Banks give construction, hotels the cold shoulder

Bank of Tanzania headquarters. Tanzanian banks are still giving hotels, restaurants and construction the cold shoulder even as credit to the private sector is recovering. PHOTO | FILE

What you need to know:

Lending to hotels and restaurants accounted for only 3.2 per cent of credit extended to major economic activities by February, this year

Dar es Salaam. The loans extended by Tanzanian banks to hotels and restaurants; and building and construction sectors are still contracting as the credit to private sector is recovering.

Lending to hotels and restaurants accounts for only 3.2 per cent of the outstanding credit extended by banks to major economic activities by February this year while the share of building and construction sector was 4.2 per cent, according to the Bank of Tanzania.

Both sectors are still recording negative growth since September last year even as the credit to the private sector recovered during the last 12 months.

In the year to February this year, hotels had a growth of -4 per cent while that of building and construction was -7.7.

The hotels were increasing in the recent years, thanks to disposable income among Tanzanians and government conferences that created good business for the owners.

However, some experts say the owners had no business experience and did not survive when the government banned conferences and tightened the economy.

“When the current government came with its austerity policies, many businesses fallen and these hotels were hit hard. Their closing down resulted into bad loans among the banks which are now avoiding lending the hoteliers,” says a seasoned banker from one of big banks who preferred anonymity.

The change of wind which started in 2016 with cost-cutting measures affected many hotels in Tanzania. In 2017, several medium-sized hotels switched to student hostel services other than visitor accommodation to avoid more loss making, while key hotels in Bagamoyo, the beach and historical town had signaled loss making fears, with some closing their business.

Building and construction which covers real estate business is also still unattractive to lenders due to the experience the sector is going through.

“It should be noted that most buildings especially in Dar es Salaam are vacant following slowdown of businesses and of course the government shift to Dodoma. Most of big buildings and posh houses were rented by government, diplomats and expatriates who worked with the mining and exploration companies.
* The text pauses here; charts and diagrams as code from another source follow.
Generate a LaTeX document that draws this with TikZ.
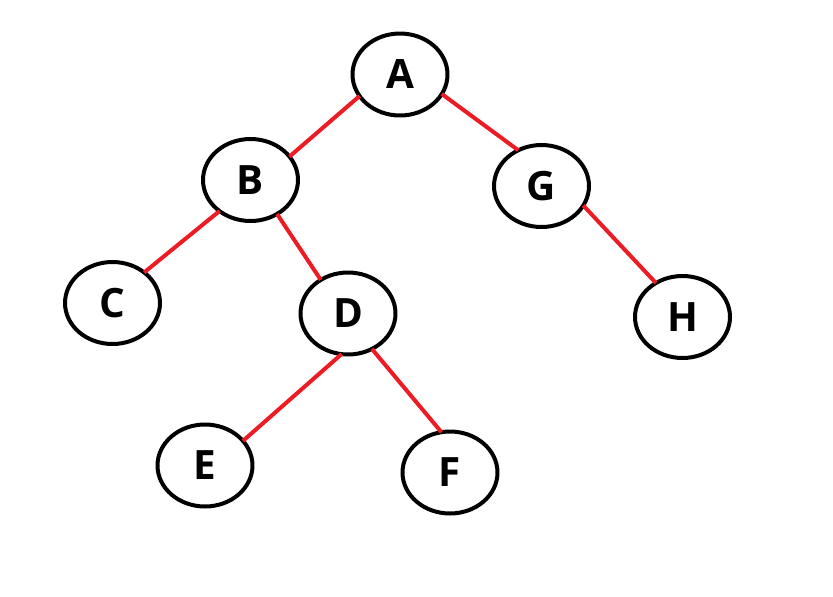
\documentclass[tikz,border=0pt]{standalone}
\usepackage{fontspec}
\setmainfont{Open Sans}
\usepackage{xcolor}
\usepackage{tikz}
\usetikzlibrary{shapes}
\definecolor{edgered}{HTML}{ED1C24}

\begin{document}
\begin{tikzpicture}[
    x=0.02cm, y=-0.02cm,
    vertex/.style={ellipse, draw, line width=0.08cm, minimum width=1.9cm, minimum height=1.64cm, inner sep=0pt, outer sep=0pt, font=\fontsize{23}{27}\selectfont\bfseries},
    edge/.style={draw=edgered, line width=0.08cm}
]
    \useasboundingbox (0,0) rectangle (833,596);
    \node[vertex] (A) at (400,74.5) {A};
    \node[vertex] (B) at (250.5,180) {B};
    \node[vertex] (G) at (541.5,186) {G};
    \node[vertex] (C) at (112.5,303) {C};
    \node[vertex] (D) at (348,313.5) {D};
    \node[vertex] (H) at (682.5,317) {H};
    \node[vertex] (E) at (205,465.5) {E};
    \node[vertex] (F) at (450,472.5) {F};

    \draw[edge] (A.-152) -- (B.31);
    \draw[edge] (A.-25) -- (G.123);
    \draw[edge] (B.-135) -- (C.44);
    \draw[edge] (B.-52) -- (D.129);
    \draw[edge] (D.-99) -- (E.33);
    \draw[edge] (D.-56) -- (F.102);
    \draw[edge] (G.-25) -- (H.128);
\end{tikzpicture}
\end{document}
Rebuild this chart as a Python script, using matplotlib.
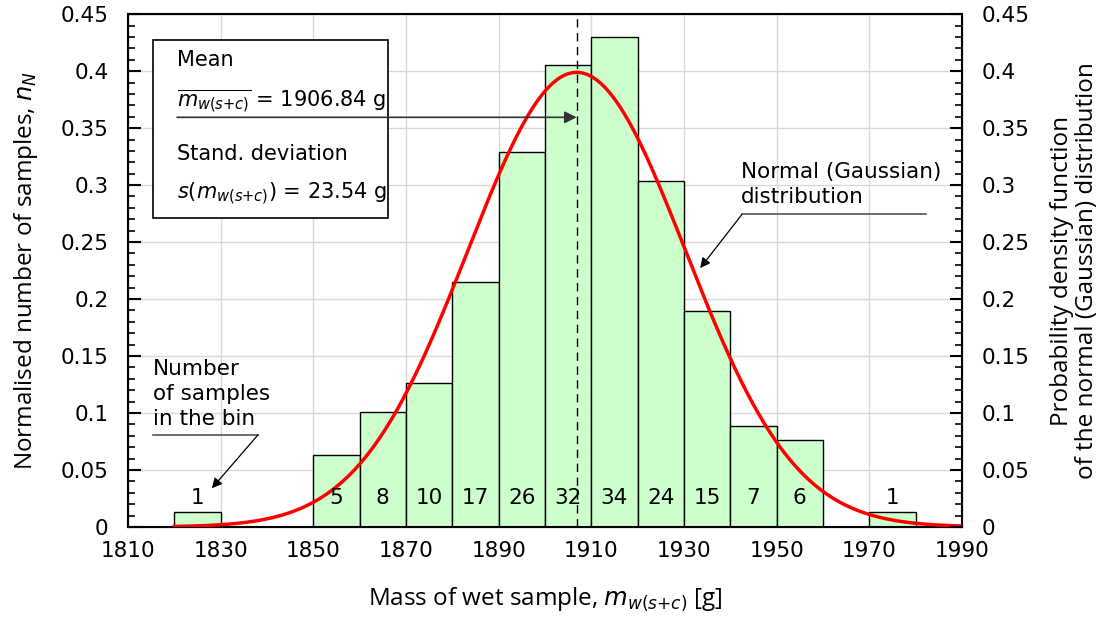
import numpy as np
import matplotlib
matplotlib.use('Agg')
import matplotlib.pyplot as plt
from matplotlib.ticker import MultipleLocator, FuncFormatter, FixedLocator
from matplotlib.patches import Rectangle

# histogram data (bins of 10 g)
bin_left = [1820, 1830, 1840, 1850, 1860, 1870, 1880, 1890, 1900, 1910, 1920, 1930, 1940, 1950, 1960, 1970]
counts = [1, 0, 0, 5, 8, 10, 17, 26, 32, 34, 24, 15, 7, 6, 0, 1]
bin_width = 10
mean = 1906.84
std = 23.54
x_ticks = [1810, 1830, 1850, 1870, 1890, 1910, 1930, 1950, 1970, 1990]

plt.rcParams['font.family'] = ['DejaVu Sans']
plt.rcParams['mathtext.fontset'] = 'custom'
plt.rcParams['mathtext.it'] = 'DejaVu Sans:italic'
plt.rcParams['mathtext.rm'] = 'DejaVu Sans'

counts = np.array(counts)
n_total = counts.sum()
heights = counts * std / (n_total * bin_width)

fig = plt.figure(figsize=(11.07, 6.17), dpi=100)
ax = fig.add_axes([0.1156, 0.146, 0.7534, 0.831])

ax.bar(bin_left, heights, width=bin_width, align='edge', color='#ccffcc',
       edgecolor='black', linewidth=1, zorder=2)
for xl, c in zip(bin_left, counts):
    if c > 0:
        ax.text(xl + bin_width / 2, 0.0255, str(c), ha='center', va='center',
                fontsize=15.5, zorder=5)

xs = np.linspace(1820, 1990, 400)
pdf = np.exp(-0.5 * ((xs - mean) / std) ** 2) / np.sqrt(2 * np.pi)
ax.plot(xs, pdf, color='red', lw=2.5, zorder=4)
ax.axvline(mean, color='black', ls=(0, (6, 4)), lw=1, zorder=3)

ax.set_xlim(1810, 1990)
ax.set_ylim(0, 0.45)
ax.xaxis.set_major_locator(FixedLocator(x_ticks))
ax.yaxis.set_major_locator(MultipleLocator(0.05))
ax.yaxis.set_minor_locator(MultipleLocator(0.01))
fmt = FuncFormatter(lambda v, p: '%g' % round(v, 2))
ax.yaxis.set_major_formatter(fmt)
ax.grid(True, color='#d9d9d9', lw=1, zorder=0)
ax.set_axisbelow(True)
ax.tick_params(axis='x', length=0, labelsize=15.5, pad=10)
ax.tick_params(axis='y', which='major', direction='in', length=9, width=1.5, labelsize=15.5, pad=14)
ax.tick_params(axis='y', which='minor', direction='in', length=5, width=1.2)
for s in ax.spines.values():
    s.set_linewidth(1.5)

ax.set_xlabel('Mass of wet sample, $m_{w(s{+}c)}$ [g]', fontsize=17.5, family='Open Sans', labelpad=18)
ax.set_ylabel('Normalised number of samples, $n_N$', fontsize=17.5, family='Open Sans', labelpad=15)

ax2 = ax.twinx()
ax2.set_ylim(0, 0.45)
ax2.yaxis.set_major_locator(MultipleLocator(0.05))
ax2.yaxis.set_minor_locator(MultipleLocator(0.01))
ax2.yaxis.set_major_formatter(fmt)
ax2.tick_params(axis='y', which='major', direction='in', length=9, width=1.5, labelsize=15.5, pad=14)
ax2.tick_params(axis='y', which='minor', direction='in', length=5, width=1.2)
ax2.set_ylabel('Probability density function\nof the normal (Gaussian) distribution',
               fontsize=17.5, family='Open Sans', labelpad=15, linespacing=1.05)

# info box
ax.add_patch(Rectangle((1815.4, 0.2707), 50.7, 0.1567, facecolor='white',
                       edgecolor='black', lw=1.2, zorder=6))
ax.text(1820.6, 0.4095, 'Mean', fontsize=15, va='center', zorder=7)
ax.text(1820.6, 0.3740, r'$\overline{m_{w(s{+}c)}}$ = 1906.84 g', fontsize=15, va='center', zorder=7)
ax.text(1820.6, 0.3270, 'Stand. deviation', fontsize=15, va='center', zorder=7)
ax.text(1820.6, 0.2920, r'$s(m_{w(s{+}c)})$ = 23.54 g', fontsize=15, va='center', zorder=7)
ax.annotate('', xy=(mean, 0.3595), xytext=(1820.6, 0.3595),
            arrowprops=dict(arrowstyle='-|>', color='#333333', lw=1.2,
                            mutation_scale=18, shrinkA=0, shrinkB=0), zorder=8)

# number of samples annotation
ax.text(1815.4, 0.1166, 'Number\nof samples\nin the bin', fontsize=15.5, va='center',
        linespacing=1.3, zorder=7)
ax.plot([1815.3, 1838.1], [0.0810, 0.0810], color='#555555', lw=1.2, zorder=7)
ax.annotate('', xy=(1828.1, 0.0339), xytext=(1838.1, 0.0810),
            arrowprops=dict(arrowstyle='-|>', color='black', lw=0.9,
                            mutation_scale=15, shrinkA=0, shrinkB=0), zorder=8)

# normal distribution annotation
ax.text(1942.3, 0.3003, 'Normal (Gaussian)\ndistribution', fontsize=15.5, va='center',
        linespacing=1.3, zorder=7)
ax.plot([1942.5, 1982.2], [0.2742, 0.2742], color='#555555', lw=1.2, zorder=7)
ax.annotate('', xy=(1933.5, 0.2272), xytext=(1942.5, 0.2742),
            arrowprops=dict(arrowstyle='-|>', color='black', lw=0.9,
                            mutation_scale=15, shrinkA=0, shrinkB=0), zorder=8)

fig.savefig('out.png', dpi=100)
“However, recent crackdowns on foreign firms and stringent conditions for work permits have reduced the foreigners and these buildings are not generating enough. For those reasons, no bank can continue issuing loans to struggling customers,” added the banker.

As hotels and construction loans contract, the overall credit growth reached eight per cent in the year to February 2019.

“Growth of credit to the private sector has maintained a steady upward trend since May 2018 reaching 8.0 per cent in February 2019,” states the central bank.

Reports indicate that the annual growth of credit to the private sector was at 1.3 per cent in February 2018.

“The continuing recovery of credit growth reflects the sustained accommodative monetary policy stance, on-going government efforts to improve business environment and credit risk measures taken by banks, including use of credit reference system prior to loan approval,” it adds.

Personal loans which are normally used for small and medium-sized business financing is the leading economic activity which received 28.4 per cent of all loans. It’s followed by trade which accounts for 18.6 per cent and manufacturing which accounted for 11.7 per cent.

Agriculture follows at 8.1 per cent of all loans while transport and communication accounts for 6.8 per cent.

“Personal loans to banks are like bread and butter because it’s an area where there is less risks – especially for public servants. Sometimes there is huge demand from the public servants. So, it’s both the demand and the preference of banks to cover the public servants who are more trusted compared to private sector workers who sometimes face retrenchment for corporates to cope with business environment,” adds the banker.

Way forward

Economists say the lenders should look for ways to improve the credit extension for the welfare of the private sector who is perceived as the engine of the economy.

“There are two ways we can make the credit to grow. Fist by ensuring improved business environment that will facilitate growth of businesses and therefore need for credit. Secondly, Tanzanian banks should do away with business as usual in lending. They need to be pro-business through innovation and finding new areas for lending,” says Prof Delphin Rwegasira of the University of Dar es Salaam economics department.

Tanzania has over 50 banks but over 70 per cent of the market share and assets is controlled by only ten lenders.